EXERCISE | Extract every line below that contains the word "this".

DATA EXCERPTS |
● ● ● ●
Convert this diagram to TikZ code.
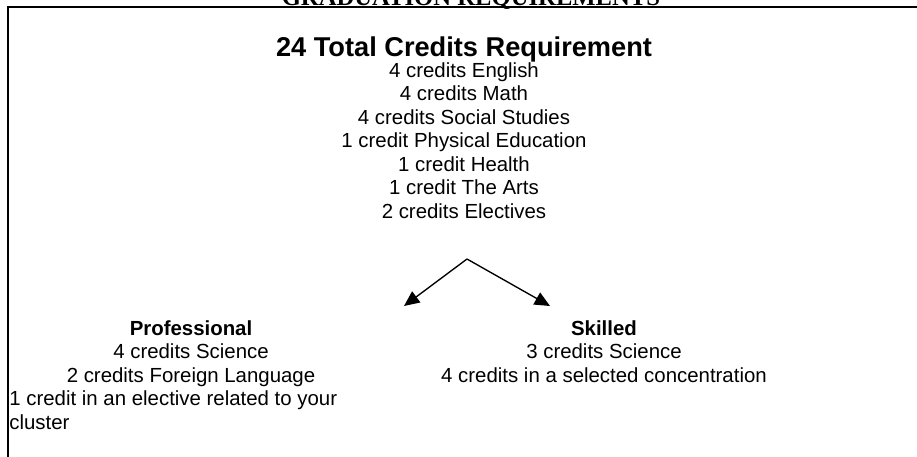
\documentclass[tikz,border=0pt]{standalone}
\usepackage{fontspec}
\setmainfont{Liberation Sans}
\newfontfamily\titleserif{Liberation Serif}
\usetikzlibrary{arrows.meta}
\begin{document}
\begin{tikzpicture}[x=0.588pt,y=-0.588pt,
  txt/.style={inner sep=0pt,anchor=base,font=\fontsize{12}{13.8}\selectfont},
  txtl/.style={inner sep=0pt,anchor=base west,font=\fontsize{12}{13.8}\selectfont},
  head/.style={inner sep=0pt,anchor=base,font=\fontsize{16}{18.4}\selectfont\bfseries},
  subhead/.style={inner sep=0pt,anchor=base,font=\fontsize{12}{13.8}\selectfont\bfseries},
  frame/.style={line width=1.5pt},
  branch/.style={line width=0.8pt,-{Triangle[length=9pt,width=8pt]}}]
\useasboundingbox (0,0) rectangle (917,456);
\clip (0,0) rectangle (917,456);
% cut-off page title
\node[inner sep=0pt,anchor=base,font=\fontsize{14.5}{16}\selectfont\titleserif\bfseries] (pagetitle) at (471,5) {GRADUATION REQUIREMENTS};
% frame
\draw[frame] (8,460) -- (8,7) -- (920,7);
% top block
\node[head] (total) at (464,56.5) {24 Total Credits Requirement};
\node[txt] (eng) at (464,77) {4 credits English};
\node[txt] (math) at (464,100.5) {4 credits Math};
\node[txt] (soc) at (464,124) {4 credits Social Studies};
\node[txt] (pe) at (464,147.5) {1 credit Physical Education};
\node[txt] (health) at (464,171) {1 credit Health};
\node[txt] (arts) at (464,194.5) {1 credit The Arts};
\node[txt] (elect) at (464,218) {2 credits Electives};
% arrows
\coordinate (apex) at (467,259);
\coordinate (lt) at (404,306);
\coordinate (rt) at (550,306);
\draw[branch] (apex) -- (lt);
\draw[branch] (apex) -- (rt);
% professional
\node[subhead] (prof) at (191,335) {Professional};
\node[txt] (psci) at (191,358.5) {4 credits Science};
\node[txt] (plang) at (191,382) {2 credits Foreign Language};
\node[txtl] (pel) at (9,405.5) {1 credit in an elective related to your};
\node[txtl] (pcl) at (9,429) {cluster};
% skilled
\node[subhead] (skill) at (604,335) {Skilled};
\node[txt] (ssci) at (604,358.5) {3 credits Science};
\node[txt] (sconc) at (604,382) {4 credits in a selected concentration};
\end{tikzpicture}
\end{document}
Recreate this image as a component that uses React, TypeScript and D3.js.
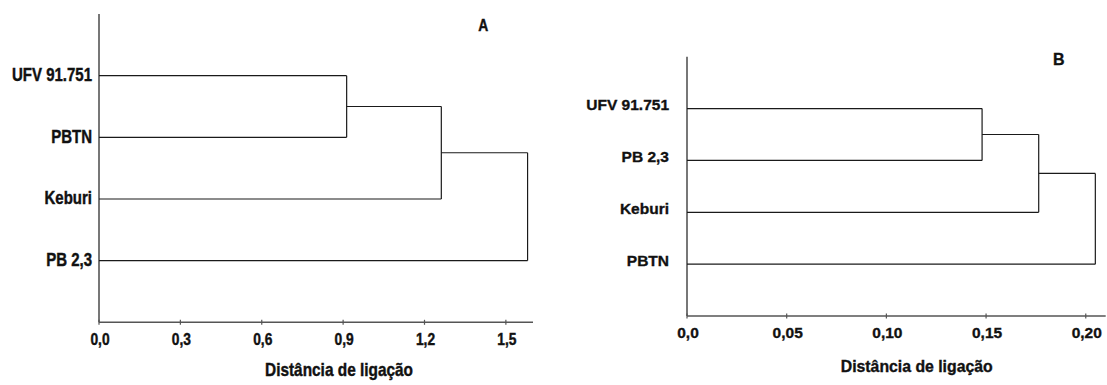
● ● ● ●
FULL RESPONSE |
Convert this diagram to TikZ code.
Recreate this image as a component that uses React, TypeScript and D3.js.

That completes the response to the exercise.